**To be done**
Below are the records; copy each line in them that holds the word "this".

**Data provided**

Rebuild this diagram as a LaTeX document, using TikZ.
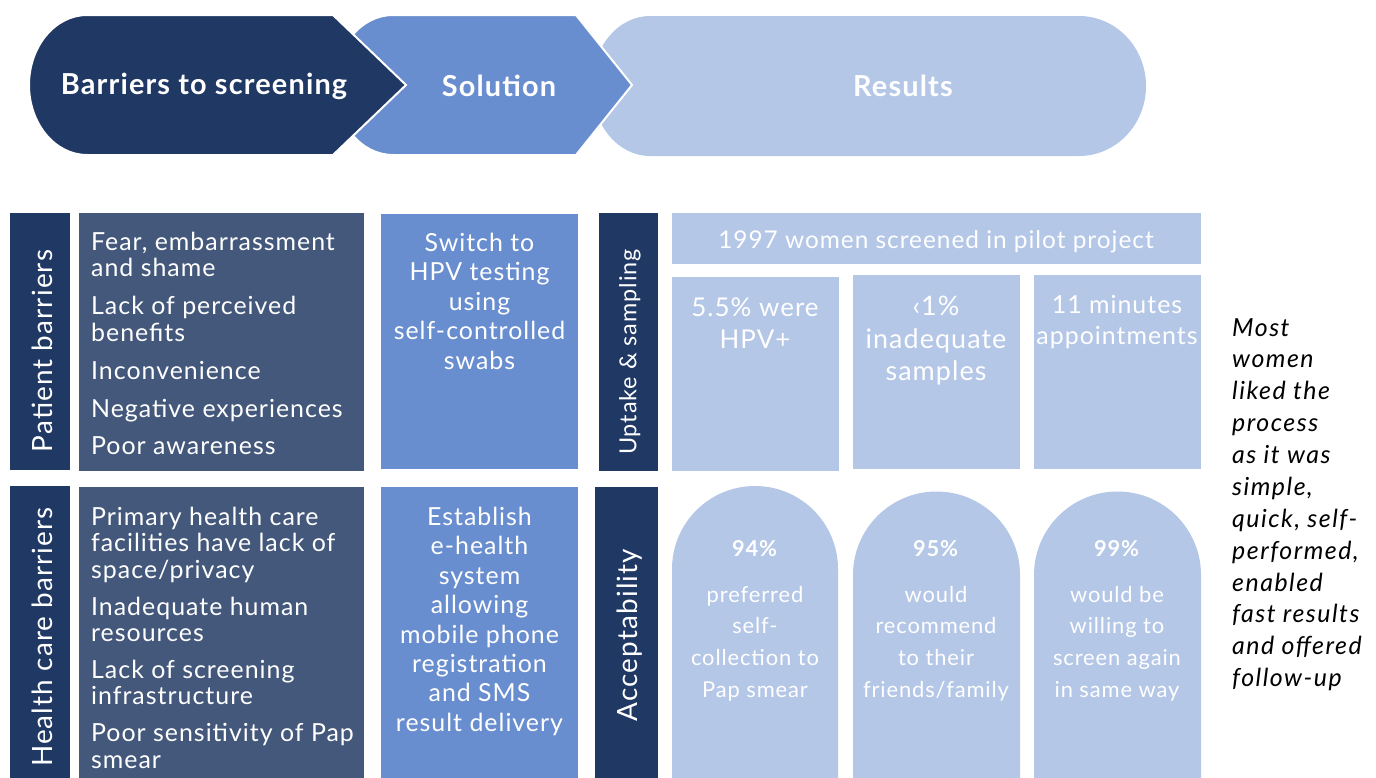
\documentclass[tikz,border=0pt]{standalone}
\usepackage{fontspec}
\setmainfont{Lato}[LetterSpace=4]
\usepackage{tikz}
\definecolor{navy}{HTML}{203864}
\definecolor{slate}{HTML}{44587C}
\definecolor{midblue}{HTML}{698ECF}
\definecolor{paleblue}{HTML}{B4C7E7}
\tikzset{
  title/.style={text=white,inner sep=0pt,font=\bfseries\fontsize{29}{32}\selectfont},
  sidelabel/.style={text=white,inner sep=0pt,rotate=90,font=\fontsize{28}{30}\selectfont},
  barrier/.style={anchor=north west,inner sep=0pt,text=white,align=left,font=\fontsize{25}{26.5}\selectfont},
  solution/.style={anchor=north,inner sep=0pt,text=white,align=center,font=\fontsize{25}{29.5}\selectfont},
  result/.style={anchor=north,inner sep=0pt,text=white,align=center,font=\fontsize{26}{32}\selectfont},
  archtext/.style={anchor=north,inner sep=0pt,text=white,align=center,font=\fontsize{22}{32}\selectfont},
  remark/.style={anchor=north west,inner sep=0pt,align=left,font=\itshape\fontsize{25}{32}\selectfont\addfontfeature{LetterSpace=6}}
}
\begin{document}
\begin{tikzpicture}
\useasboundingbox (0bp,0bp) rectangle (1376bp,-778bp);

% banner
\fill[paleblue] (650bp,-16bp) -- (1079bp,-16bp) arc[start angle=90,end angle=-90,x radius=67bp,y radius=70bp] -- (650bp,-156bp) arc[start angle=270,end angle=90,x radius=58bp,y radius=70bp] -- cycle;
\filldraw[fill=midblue,draw=white,line width=2bp] (393bp,-15bp) -- (576bp,-15bp) -- (632bp,-85bp) -- (576bp,-155bp) -- (393bp,-155bp) arc[start angle=270,end angle=90,x radius=58bp,y radius=70bp] -- cycle;
\filldraw[fill=navy,draw=white,line width=2bp] (87bp,-15bp) -- (333bp,-15bp) -- (406bp,-85bp) -- (333bp,-155bp) -- (87bp,-155bp) arc[start angle=270,end angle=90,x radius=58bp,y radius=70bp] -- cycle;
\node (B) at (204bp,-86bp)[title] {Barriers to screening};
\node (S) at (499bp,-86bp)[title] {Solution};
\node (R) at (903bp,-86bp)[title] {Results};

% patient barriers row
\fill[navy] (10bp,-213bp) rectangle (70bp,-470bp);
\fill[slate] (79bp,-213bp) rectangle (364bp,-471bp);
\fill[midblue] (381bp,-214bp) rectangle (578bp,-469bp);
\node (PB) at (42bp,-351bp)[sidelabel] {Patient barriers};
\node (PL) at (91bp,-232bp)[barrier] {Fear, embarrassment\\and shame\\[11.5bp]Lack of perceived\\benefits\\[11.5bp]Inconvenience\\[11.5bp]Negative experiences\\[11.5bp]Poor awareness};
\node (PS) at (479.5bp,-233bp)[solution] {Switch to\\HPV testing\\using\\self-controlled\\swabs};

% health care barriers row
\fill[navy] (10bp,-486bp) rectangle (70bp,-778bp);
\fill[slate] (79bp,-487bp) rectangle (364bp,-778bp);
\fill[midblue] (381bp,-487bp) rectangle (578bp,-778bp);
\node (HB) at (42bp,-637bp)[sidelabel] {Health care barriers};
\node (HL) at (91bp,-507bp)[barrier] {Primary health care\\facilities have lack of\\space/privacy\\[10.5bp]Inadequate human\\resources\\[10.5bp]Lack of screening\\infrastructure\\[10.5bp]Poor sensitivity of Pap\\smear};
\node (HS) at (479.5bp,-507bp)[solution] {Establish\\e-health\\system\\allowing\\mobile phone\\registration\\and SMS\\result delivery};

% uptake and sampling
\fill[navy] (599bp,-213bp) rectangle (658bp,-471bp);
\fill[paleblue] (672bp,-213bp) rectangle (1201bp,-264bp);
\fill[paleblue] (672bp,-277bp) rectangle (839bp,-471bp);
\fill[paleblue] (853bp,-275bp) rectangle (1020bp,-469bp);
\fill[paleblue] (1034bp,-275bp) rectangle (1201bp,-469bp);
\node (UP) at (630bp,-352bp)[sidelabel,font=\fontsize{23.5}{26}\selectfont] {Uptake \& sampling};
\node (W) at (936bp,-242bp)[text=white,font=\fontsize{24.5}{26}\selectfont] {1997 women screened in pilot project};
\node (P1) at (755bp,-298bp)[result] {5.5\% were\\HPV+};
\node (P2) at (936bp,-296bp)[result,font=\fontsize{27}{32.5}\selectfont] {‹1\%\\inadequate\\samples};
\node (P3) at (1117bp,-295bp)[result,font=\fontsize{25}{31}\selectfont] {11 minutes\\appointments};

% acceptability
\fill[navy] (595bp,-487bp) rectangle (658bp,-778bp);
\fill[paleblue] (672bp,-778bp) -- (672bp,-569bp) arc[start angle=180,end angle=0,radius=83bp] -- (838bp,-778bp) -- cycle;
\fill[paleblue] (853bp,-778bp) -- (853bp,-575bp) arc[start angle=180,end angle=0,radius=83.5bp] -- (1020bp,-778bp) -- cycle;
\fill[paleblue] (1034bp,-778bp) -- (1034bp,-575bp) arc[start angle=180,end angle=0,radius=83.5bp] -- (1201bp,-778bp) -- cycle;
\node (AC) at (630bp,-635bp)[sidelabel] {Acceptability};
\node (A1) at (755bp,-540bp)[archtext] {\textbf{94\%}\\[14bp]preferred\\self-\\collection to\\Pap smear};
\node (A2) at (936bp,-540bp)[archtext] {\textbf{95\%}\\[14bp]would\\recommend\\to their\\friends/family};
\node (A3) at (1117bp,-540bp)[archtext] {\textbf{99\%}\\[14bp]would be\\willing to\\screen again\\in same way};

% side remark
\node (note) at (1232bp,-318bp)[remark] {Most\\women\\liked the\\process\\as it was\\simple,\\quick, self-\\performed,\\enabled\\fast results\\and offered\\follow-up};
\end{tikzpicture}
\end{document}
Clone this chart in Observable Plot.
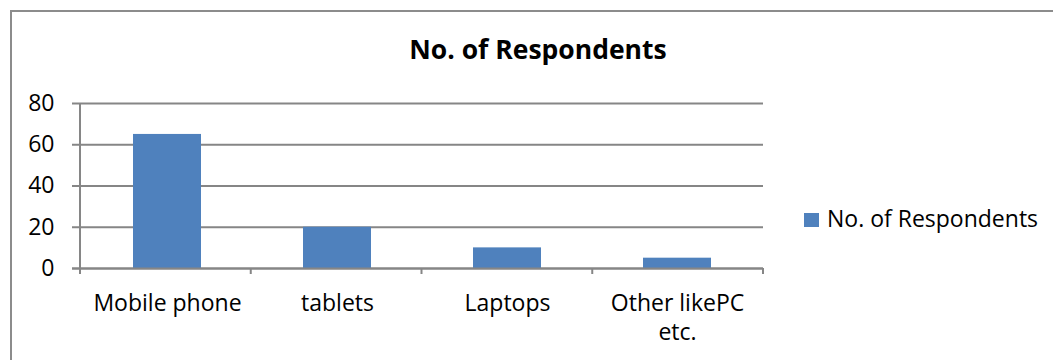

**Exercise result**
Rebuild this diagram as a LaTeX document, using TikZ.
Clone this chart in Observable Plot.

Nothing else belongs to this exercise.